Somente um acidente aconteceu durante todo o percurso que durou quase uma semana.
De repente, depararam-se com uma velha ponte sobre o Rio das Velhas, na qual faltavam algumas vigas, Todos os animais, bem guiados, já alcançavam o final da ponte quando o cavalo que carregava os caixotinhos com minhas irmãs, tropeçou e afundou os pés em um dos buracos.
Foi um tumulto geral! Papai desceu imediatamente do cavalo e apressadamente agarrou um dos caixotinhos colocando-o a margem da estrada e voltou correndo para pegar o outro que já estava bem inclinado.
Foi um momento de grande aflição. Com auxilio dos ajudantes conseguiram retirar o cavalo.
Finalmente chegaram a Várzea da Palma. O papai se estabeleceu com uma grande pensão. Um ano depois a cidade foi atacada pela Gripe Espanhola, a terrível epidemia que matou quase toda a população.
Durante este período terrível da “espanhola” nasceu o meu irmão Domingos, forte e muito saudável. Felizmente nossa família não sofreu nada desta epidemia, mas o susto fez papai voltar correndo para Montes Claros. E mais uma vez o tio João armou a rede de toalha no pescoço para transportar o sobrinho recém-nascido. Mais tarde, eu já adulta ouvia sempre minha irmã Maria se queixando (só para encabular meu pai) e dizendo:
_ “Papai gosta muito da Fely porque pegou primeiro o seu caixotinho, enquanto eu poderia ter caído no rio junto com o, cavalo e me afogado”.
Coisas que acontecem (principalmente na infância) e das quais a pessoa jamais se esquece... mas, coitado do papai, ele não teve culpa.

(N. da Redação: Ruth Tupinambá Graça, de 94 anos, é atualmente a mais importante memorialista de M. Claros. Nasceu aqui, viveu aqui, e conta as histórias da cidade com uma leveza que a distingue de todos, ao mesmo tempo em que é reconhecida pelo rigor e pela qualidade da sua memória.
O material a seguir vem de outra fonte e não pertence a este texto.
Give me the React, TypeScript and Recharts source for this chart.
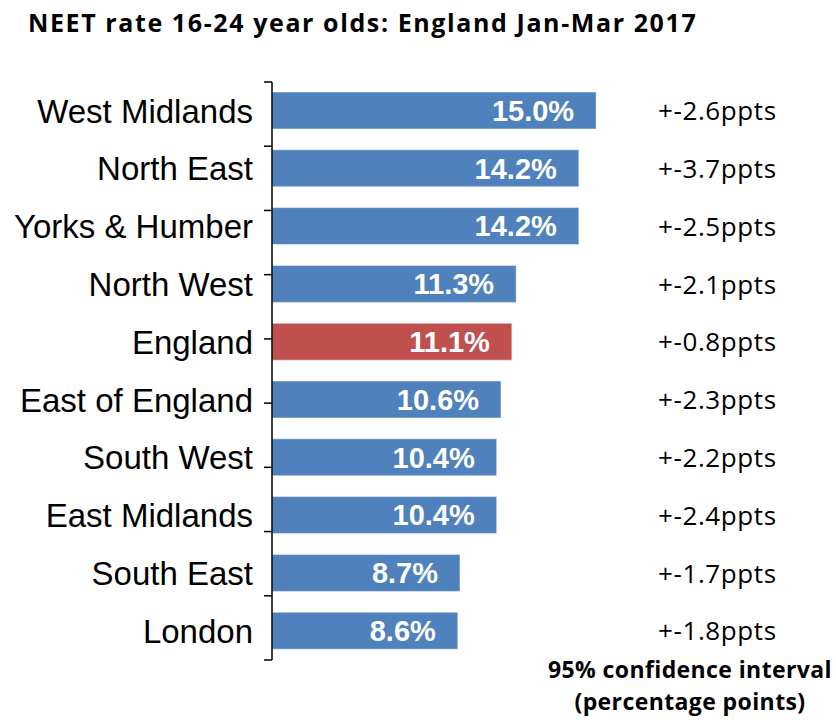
import React from 'react';
import { BarChart, Bar, XAxis, YAxis, Cell, LabelList } from 'recharts';

const regions = [
  'West Midlands',
  'North East',
  'Yorks & Humber',
  'North West',
  'England',
  'East of England',
  'South West',
  'East Midlands',
  'South East',
  'London',
];
const neetRates = [15.0, 14.2, 14.2, 11.3, 11.1, 10.6, 10.4, 10.4, 8.7, 8.6];
const confIntervals = [2.6, 3.7, 2.5, 2.1, 0.8, 2.3, 2.2, 2.4, 1.7, 1.8];
const edgeTicks = [0, 1, 2, 3, 4, 5, 6, 7, 8, 9, 10];

const BLUE = '#4F81BD';
const RED = '#C0504D';

const data = regions.map((name, i) => ({
  name,
  value: neetRates[i],
  ci: `+-${confIntervals[i].toFixed(1)}ppts`,
}));

const App: React.FC = () => {
  return (
    <div style={{ position: 'absolute', left: 0, top: 0, width: 836, height: 724, background: '#fff' }}>
      <div
        style={{
          position: 'absolute',
          left: 28,
          top: 5,
          fontFamily: '"Open Sans", sans-serif',
          fontWeight: 700,
          fontSize: 25,
          letterSpacing: 1.6,
          color: '#000',
          whiteSpace: 'nowrap',
        }}
      >
        NEET rate 16-24 year olds: England Jan-Mar 2017
      </div>
      {/* clip below the bottom edge so no stray axis marks show */}
      <div style={{ position: 'absolute', left: 0, top: 0, width: 836, height: 680, overflow: 'hidden' }}>
        <BarChart
          width={836}
          height={724}
          data={data}
          layout="vertical"
          margin={{ top: 82, right: 0, bottom: 64, left: 0 }}
        >
          <XAxis xAxisId="x" type="number" domain={[0, 17.4]} allowDataOverflow hide />
          <YAxis
            yAxisId="cat"
            type="category"
            dataKey="name"
            width={271}
            axisLine={false}
            tickLine={false}
            tickSize={0}
            tickMargin={18}
            interval={0}
            tick={{ fill: '#000', fontSize: 33, fontFamily: '"Liberation Sans", Arial, sans-serif' }}
          />
          <YAxis
            yAxisId="a_edges"
            type="number"
            domain={[0, 10]}
            ticks={edgeTicks}
            allowDataOverflow
            width={1}
            tickFormatter={() => ''}
            tickSize={8}
            axisLine={{ stroke: '#000', strokeWidth: 1.5 }}
            tickLine={{ stroke: '#000', strokeWidth: 1.5 }}
          />
          <YAxis
            yAxisId="ci"
            orientation="right"
            type="category"
            dataKey="ci"
            width={188}
            axisLine={false}
            tickLine={false}
            tickSize={0}
            tickMargin={10}
            interval={0}
            tick={{
              fill: '#000',
              fontSize: 26,
              letterSpacing: 0.6,
              fontFamily: '"Open Sans", sans-serif',
              textAnchor: 'start',
            }}
          />
          <Bar
            dataKey="value"
            xAxisId="x"
            yAxisId="cat"
            barSize={37}
            stroke="#ffffff"
            strokeOpacity={0.5}
            isAnimationActive={false}
          >
            {data.map((d, i) => (
              <Cell key={`c-${i}`} fill={d.name === 'England' ? RED : BLUE} />
            ))}
            <LabelList
              dataKey="value"
              position="insideRight"
              offset={22}
              formatter={(v: number) => `${v.toFixed(1)}%`}
              style={{ fill: '#fff', fontSize: 29, fontWeight: 700, fontFamily: '"Liberation Sans", Arial, sans-serif' }}
            />
          </Bar>
        </BarChart>
      </div>
      <div
        style={{
          position: 'absolute',
          left: 540,
          width: 300,
          top: 653,
          textAlign: 'center',
          fontFamily: '"Open Sans", sans-serif',
          fontWeight: 700,
          fontSize: 23,
          letterSpacing: 0.4,
          lineHeight: '32px',
          color: '#000',
        }}
      >
        95% confidence interval
        <br />
        (percentage points)
      </div>
    </div>
  );
};

export default App;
Mantém-se extraordinariamente ativa, viajando por toda parte, cuidando de filhos, netos e bisnetos, sem descuidar dos escritos que invariavelmente contemplam a sua cidade de criança, um burgo de não mais que 3 mil habitantes, no início do século passado. É merecidamente reverenciada por muitos como a Cora Coralina de Montes Claros, pelo alto, limpo e espontâneo lirismo de suas narrativas).